Yes. A wheel may meet strength requirements but still deflect excessively under load, degrading performance. Strength and stiffness are related but not the same.

Why does stiffness matter more on high-grip or aero-loaded cars?

Higher grip and downforce increase sustained loads. Small deflections that are insignificant on low-load cars become performance-limiting when loads are high and continuous.

Aerodynamic Loading

Why do aero-loaded cars put more stress on wheels?

Aerodynamic downforce increases vertical load while also increasing tire grip, which raises lateral and longitudinal forces. These combined loads significantly increase wheel stress and fatigue demand.

Does downforce act directly on the tires?

No. Downforce enters the vehicle through aerodynamic surfaces, travels through the chassis and suspension, and is ultimately reacted by the wheel and tire. The wheel experiences the combined effect of all upstream loads.

Why are forged wheels preferred for high-aero cars?

Forged wheels offer superior stiffness and fatigue resistance under sustained multi-axis loading, making them better suited for high-downforce applications.

Validation and Testing

Is FEA considered testing?

No. Finite element analysis (FEA) is a predictive design tool, not a physical test. It estimates how a design may behave under assumed conditions but does not validate real-world performance.

Why can’t FEA replace physical testing?

FEA cannot fully account for manufacturing variability, material imperfections, or long-term fatigue behavior. Physical testing is required to confirm durability and safety.

What types of tests are used to validate wheels?

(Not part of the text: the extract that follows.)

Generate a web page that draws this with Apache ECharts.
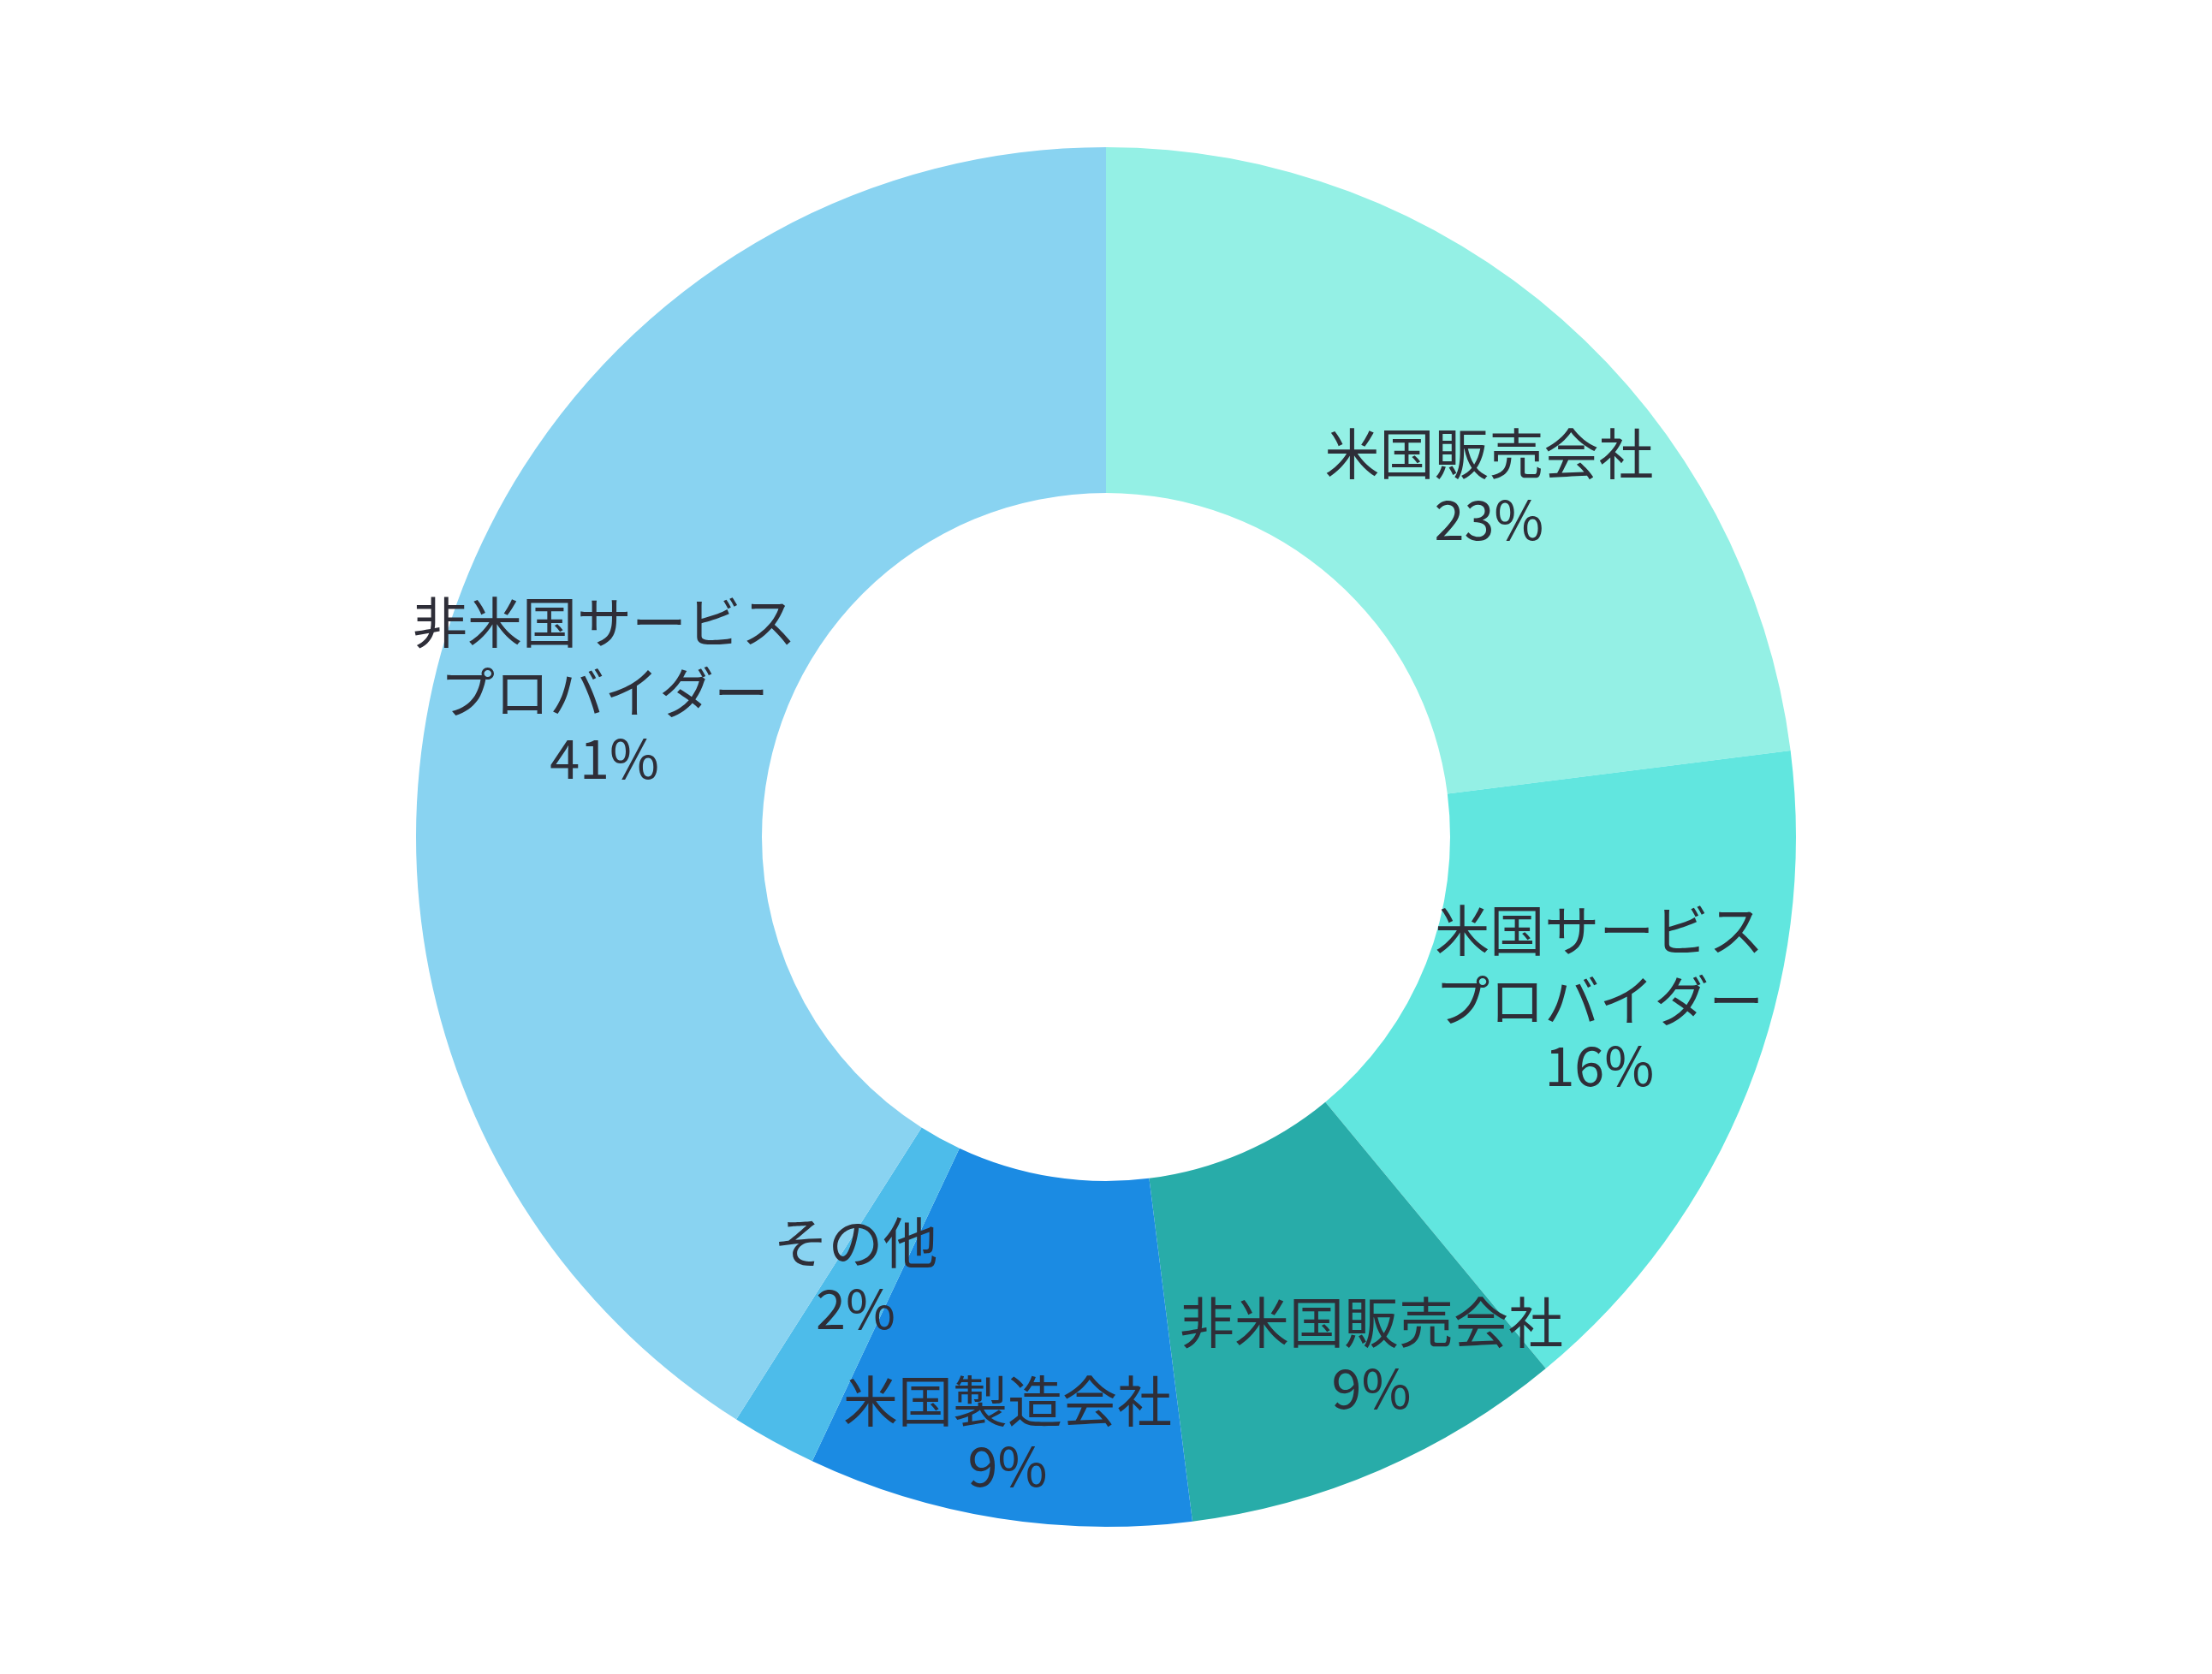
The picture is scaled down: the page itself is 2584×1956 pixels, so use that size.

Common validation tests include radial fatigue testing, cornering fatigue testing, impact testing, and overload testing. These tests reveal real failure modes and long-term durability.

Application-Based Selection

What is the best wheel type for track days?

For most track-day cars, high-quality flow-formed wheels provide a good balance of weight, strength, and cost. Heavier cars or aggressive tire setups may benefit from forged wheels.

When are forged wheels necessary?

Forged wheels are recommended for high-aero cars, endurance racing, heavy vehicles, or applications with sustained high load and fatigue demand.

Are forged wheels overkill for street driving?

Often, yes. For street use, the performance benefits of forged wheels may not justify the cost unless the vehicle is unusually heavy or uses very large wheels.

Cost and Value

Why do high-performance wheels cost more?

Higher cost reflects material efficiency, advanced manufacturing processes, extensive validation testing, and tighter quality control—not just branding or aesthetics.

Is wheel selection about maximizing performance or minimizing risk?

Both. The correct wheel balances performance gains with durability and safety margins appropriate for the vehicle’s operating environment.